Ocean City Prepares to Purchase, Demolish Eyesore in Main Gateway

Ocean City Prepares to Purchase, Demolish Eyesore in Main Gateway

Plans call for converting the old Getty property into a landscaped park after the city buys the site for $650,000.

By Donald Wittkowski

Getty appears to be a goner.

Ocean City has reached a tentative deal to buy an abandoned former Getty gas station as it moves ahead with plans to demolish blighted sites along the main gateway into town and transform them into inviting green space.

City Council is scheduled to vote Thursday night on spending $650,000 to acquire the Getty property at the corner of Ninth Street and Bay Avenue. The Getty site is the last of three shuttered former gas stations that had marred the appearance of the Ninth Street corridor for years.

The other two, an old Exxon station and an abandoned BP station, were torn down last year. The Getty station will also be demolished once it comes under the city’s control.

The BP station was purchased by the city last year for $475,000 and is awaiting redevelopment into a landscaped park. The Getty property next door will be combined with the old BP site to create a swath of green space.

Keller Williams, a real estate firm, owns the old Exxon property and wants to build a new $2 million office complex there, although the project was turned down by the city Planning Board in January amid concerns about traffic and parking problems. Keller Williams is expected to revise the project and bring it back before the Planning Board for approval.

The redevelopment of the old gas stations is a key part of the city’s strategy to beautify the Ninth Street corridor from the bay to the Boardwalk, creating a more appealing entryway for visitors arriving in town via the Route 52 Causeway.

“Hopefully, in the course of the next several months or year we’ll see a marked difference in the primary gateway into Ocean City,” said Frank Donato, the city’s chief financial officer.

The city had been talking with the owner of the Getty site, Trinetra Realty Holdings, for more than a year, but was unable to reach a tentative deal until now. Donato said the purchase has not yet been finalized, but noted that the city is looking to take ownership of the site by the summer.

“It’s definitely moving in the right direction,” he said.

In February, Council approved a $347,658 construction contract for a series of city landscaping projects, including turning the old BP site into a park.

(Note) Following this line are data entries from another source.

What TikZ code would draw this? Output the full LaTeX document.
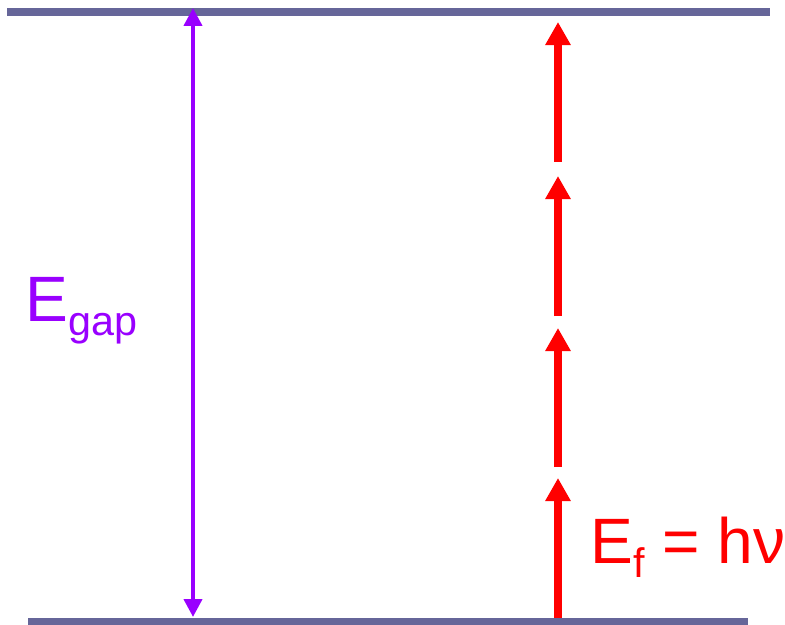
\documentclass[tikz,border=0pt]{standalone}
\usepackage{fontspec}
\setmainfont{Liberation Sans}
\usetikzlibrary{arrows.meta}
\definecolor{levelblue}{RGB}{102,102,153}
\definecolor{gappurple}{RGB}{153,0,255}
\newcommand{\lowsub}[1]{\raisebox{-8.5pt}{\fontsize{23.5}{28}\selectfont #1}}
\begin{document}
\begin{tikzpicture}[
    x=0.02cm, y=-0.02cm,
    level/.style={draw=levelblue, line width=4.4pt},
    gaparr/.style={draw=gappurple, line width=2.3pt, {Triangle[length=10.2pt, width=10.2pt]}-{Triangle[length=10.2pt, width=10.2pt]}},
    photon/.style={draw=red, line width=4.5pt, -{Triangle[length=13.1pt, width=13.7pt]}},
    lbl/.style={inner sep=0pt, anchor=base west, font=\fontsize{36.5}{44}\selectfont},
]
    \useasboundingbox (0,0) rectangle (785,625);

    % Energy levels
    \coordinate (topL) at (7,12);
    \coordinate (topR) at (770,12);
    \coordinate (botL) at (28,621.5);
    \coordinate (botR) at (748,621.5);
    \draw[level] (topL) -- (topR);
    \draw[level] (botL) -- (botR);

    % Band gap
    \coordinate (gapTop) at (193,8);
    \coordinate (gapBot) at (193,617);
    \draw[gaparr] (gapBot) -- (gapTop);
    \node[lbl, text=gappurple] (egap) at (25,321) {E\lowsub{gap}};

    % Photon steps
    \coordinate (p0) at (558,618);
    \coordinate (t1) at (558,478);
    \coordinate (p1) at (558,467);
    \coordinate (t2) at (558,328);
    \coordinate (p2) at (558,316);
    \coordinate (t3) at (558,176);
    \coordinate (p3) at (558,162);
    \coordinate (t4) at (558,22);
    \draw[photon] (p0) -- (t1);
    \draw[photon] (p1) -- (t2);
    \draw[photon] (p2) -- (t3);
    \draw[photon] (p3) -- (t4);
    \node[lbl, text=red] (ef) at (590,563) {E\lowsub{f} = hν};
\end{tikzpicture}
\end{document}
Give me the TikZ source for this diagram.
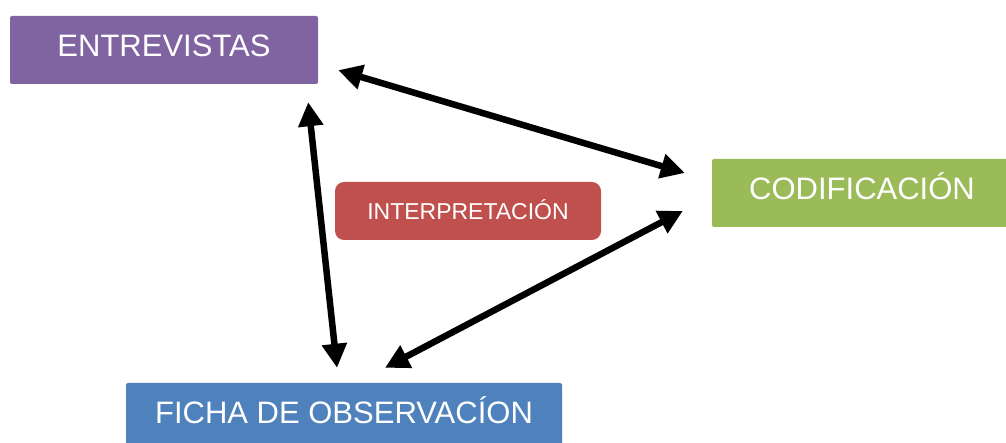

As part of that contract, there was an alternate bid of $90,918 for the Getty property that would allow the city to begin landscaping improvements there if it is successful in acquiring the site, Donato said.

Mayor Jay Gillian has a proposed $112.2 million, five-year capital plan that includes $2 million in funding in 2017 for land acquisition in the Ninth Street corridor and other parts of the city.

Initially, the city would concentrate on sprucing up an expanse of land stretching from the corner of Ninth Street and Bay Avenue to the base of the Route 52 Causeway bridge. The old gas station sites are right in the middle of that area.

Donato said the landscaping improvements on Ninth Street would be modeled after the Mark Soifer Park, which is tucked away in the corner of Ninth Street and Asbury Avenue across the street from City Hall.

Soifer Park, named in honor of the city’s acclaimed former public relations director, is decorated with grass, trees, benches and a brick walkway. A gazebo and an old Ocean City lifeguard boat serve as the centerpieces of the quaint park.

The old BP and Getty sites would offer a larger chunk of land than Soifer Park. The landscaped lots would be elevated by 2 to 3 feet to help protect them from flooding. The project would also include new parking for the adjacent Revere Place.